Hi,
I am hoping to clarify my understanding of allowing for correlated structural shocks in my DSGE model when I estimate the model. In particular I want to know if the following is how Dynare specifies the correlations in the variance-covariance matrix. Given a transition equation with my model variables given by
s_t = \Phi s_{t-1} + R \epsilon_t,
where \epsilon_t is my vector of structural shocks, composed of a monetary policy shock and a demand shock (\varepsilon_t^{m}, \varepsilon_t^{d}) which is distributed \epsilon_t \sim N(0,QQ). If I allow monetary policy shocks to be correlated with the demand shock, does Dynare specify the variance-covariance matrix as the following?

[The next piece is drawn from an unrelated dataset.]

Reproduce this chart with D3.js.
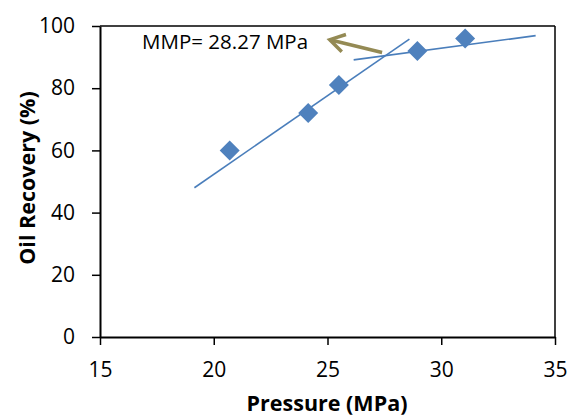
<!DOCTYPE html>
<html><head><meta charset="utf-8">
<script src="https://cdn.jsdelivr.net/npm/d3@7"></script>
<style>body{margin:0;background:#fff;} text{font-family:"Open Sans",sans-serif;}</style>
</head><body>
<svg id="c" width="570" height="417"></svg>
<script>
const pressure = [20.7, 24.15, 25.5, 28.95, 31.05];
const recovery = [60, 72, 81, 92, 96];
const fit1 = [[19.15, 48.0], [28.6, 95.8]];
const fit2 = [[26.15, 89.1], [34.15, 96.9]];
const xTicks = [15, 20, 25, 30, 35];
const yTicks = [0, 20, 40, 60, 80, 100];
const annotation = "MMP= 28.27 MPa";
const arrowFrom = [27.4, 91.5];
const arrowTo = [25.1, 95.6];

const svg = d3.select("#c");
const x = d3.scaleLinear().domain([15, 35]).range([100, 555]);
const y = d3.scaleLinear().domain([0, 100]).range([337, 26]);

// box
svg.append("line").attr("x1", x(15)).attr("x2", x(35)).attr("y1", y(100)).attr("y2", y(100)).attr("stroke", "#000").attr("stroke-width", 1.5);
svg.append("line").attr("x1", x(35)).attr("x2", x(35)).attr("y1", y(100)).attr("y2", y(0)).attr("stroke", "#000").attr("stroke-width", 1.5);

const xa = svg.append("g").attr("transform", `translate(0,${y(0)})`)
  .call(d3.axisBottom(x).tickValues(xTicks).tickSize(8).tickPadding(17).tickSizeOuter(0));
const ya = svg.append("g").attr("transform", `translate(${x(15)},0)`)
  .call(d3.axisLeft(y).tickValues(yTicks).tickSize(8).tickPadding(17).tickSizeOuter(0));
[xa, ya].forEach(a => {
  a.select(".domain").attr("stroke", "#000").attr("stroke-width", 2);
  a.selectAll(".tick line").attr("stroke", "#000").attr("stroke-width", 1.5);
  a.selectAll(".tick text").attr("font-size", 21).attr("font-family", "Open Sans").attr("fill", "#000");
});

const line = d3.line().x(d => x(d[0])).y(d => y(d[1]));
[fit1, fit2].forEach(f => svg.append("path").attr("d", line(f)).attr("fill", "none").attr("stroke", "#4A7EBB").attr("stroke-width", 1.6));

svg.append("g").selectAll("path").data(pressure).join("path")
  .attr("transform", (d, i) => `translate(${x(d)},${y(recovery[i])})`)
  .attr("d", "M0,-10L10,0L0,10L-10,0Z")
  .attr("fill", "#4F81BD");

// annotation
svg.append("text").attr("x", x(16.85)).attr("y", y(92.6)).attr("font-size", 20.5).attr("fill", "#000").text(annotation);
const ax1 = x(arrowFrom[0]), ay1 = y(arrowFrom[1]), ax2 = x(arrowTo[0]), ay2 = y(arrowTo[1]);
const ang = Math.atan2(ay2 - ay1, ax2 - ax1);
const hl = 17, ha = 0.55;
svg.append("line").attr("x1", ax1).attr("y1", ay1).attr("x2", ax2).attr("y2", ay2).attr("stroke", "#948A54").attr("stroke-width", 3.5);
svg.append("path")
  .attr("d", `M${ax2 - hl*Math.cos(ang-ha)},${ay2 - hl*Math.sin(ang-ha)}L${ax2},${ay2}L${ax2 - hl*Math.cos(ang+ha)},${ay2 - hl*Math.sin(ang+ha)}`)
  .attr("fill", "none").attr("stroke", "#948A54").attr("stroke-width", 3.5);

svg.append("text").attr("x", 327).attr("y", 411).attr("text-anchor", "middle").attr("font-size", 21.5).attr("font-weight", "bold").attr("fill", "#000").text("Pressure (MPa)");
svg.append("text").attr("transform", "translate(35,178) rotate(-90)").attr("text-anchor", "middle").attr("font-size", 21.5).attr("font-weight", "bold").attr("fill", "#000").text("Oil Recovery (%)");
</script>
</body></html>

QQ = \begin{bmatrix} \sigma_m^{2} & \rho_{m,d} \sigma_m \sigma_d \\ \rho_{m,d} \sigma_d \sigma_m & \sigma_{d}^{2} \end{bmatrix}
where \rho_{m,d} is the correlation coefficient between the shocks. My rationale for this var-cov matrix is coming from the fact that the off diagonal elements are covariance terms and the correlation can be rewritten as
\rho_{m,d} = \frac{cov(\varepsilon_t^{m},\varepsilon_t^{d})}{\sigma_m \sigma_d} \Rightarrow \rho_{m,d} \sigma_m \sigma_d = cov(\varepsilon_t^{m},\varepsilon_t^{d})
Just want to make sure I understand the inner-workings of the Dynare package, otherwise my estimation is running great.
Thanks to everyone for all your work.
J.